<<<<
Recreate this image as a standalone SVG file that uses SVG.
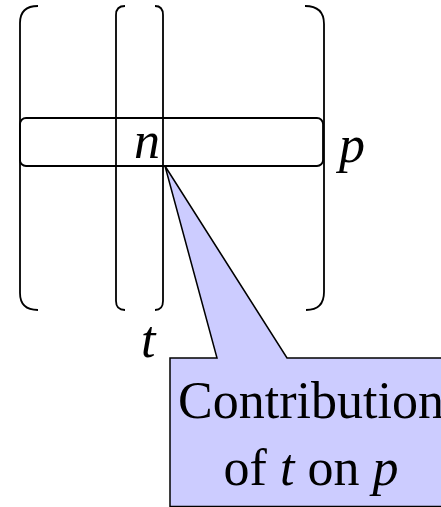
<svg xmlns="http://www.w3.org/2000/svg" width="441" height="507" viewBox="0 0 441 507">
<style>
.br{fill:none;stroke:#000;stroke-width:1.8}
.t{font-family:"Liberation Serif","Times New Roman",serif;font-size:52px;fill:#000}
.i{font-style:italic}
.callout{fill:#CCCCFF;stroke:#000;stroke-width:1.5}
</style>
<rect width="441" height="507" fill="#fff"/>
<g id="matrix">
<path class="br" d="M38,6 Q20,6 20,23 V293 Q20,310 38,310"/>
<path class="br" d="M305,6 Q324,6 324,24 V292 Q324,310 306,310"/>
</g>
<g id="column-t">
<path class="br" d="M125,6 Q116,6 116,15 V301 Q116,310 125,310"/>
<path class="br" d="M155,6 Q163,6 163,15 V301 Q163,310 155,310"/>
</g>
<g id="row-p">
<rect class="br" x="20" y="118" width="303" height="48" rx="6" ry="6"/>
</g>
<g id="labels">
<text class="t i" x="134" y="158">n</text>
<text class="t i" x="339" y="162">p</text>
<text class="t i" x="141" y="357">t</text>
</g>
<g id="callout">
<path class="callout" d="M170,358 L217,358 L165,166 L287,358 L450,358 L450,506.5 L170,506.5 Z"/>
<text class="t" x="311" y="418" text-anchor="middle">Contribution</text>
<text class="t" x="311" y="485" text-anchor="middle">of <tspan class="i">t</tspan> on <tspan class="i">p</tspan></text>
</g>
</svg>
>>>>
### [Goal of the exercise]
Copy out all of the data word for word. Do not carry over any picture.

### [Result]
Recreate this image as a standalone SVG file that uses SVG.
<svg xmlns="http://www.w3.org/2000/svg" width="441" height="507" viewBox="0 0 441 507">
<style>
.br{fill:none;stroke:#000;stroke-width:1.8}
.t{font-family:"Liberation Serif","Times New Roman",serif;font-size:52px;fill:#000}
.i{font-style:italic}
.callout{fill:#CCCCFF;stroke:#000;stroke-width:1.5}
</style>
<rect width="441" height="507" fill="#fff"/>
<g id="matrix">
<path class="br" d="M38,6 Q20,6 20,23 V293 Q20,310 38,310"/>
<path class="br" d="M305,6 Q324,6 324,24 V292 Q324,310 306,310"/>
</g>
<g id="column-t">
<path class="br" d="M125,6 Q116,6 116,15 V301 Q116,310 125,310"/>
<path class="br" d="M155,6 Q163,6 163,15 V301 Q163,310 155,310"/>
</g>
<g id="row-p">
<rect class="br" x="20" y="118" width="303" height="48" rx="6" ry="6"/>
</g>
<g id="labels">
<text class="t i" x="134" y="158">n</text>
<text class="t i" x="339" y="162">p</text>
<text class="t i" x="141" y="357">t</text>
</g>
<g id="callout">
<path class="callout" d="M170,358 L217,358 L165,166 L287,358 L450,358 L450,506.5 L170,506.5 Z"/>
<text class="t" x="311" y="418" text-anchor="middle">Contribution</text>
<text class="t" x="311" y="485" text-anchor="middle">of <tspan class="i">t</tspan> on <tspan class="i">p</tspan></text>
</g>
</svg>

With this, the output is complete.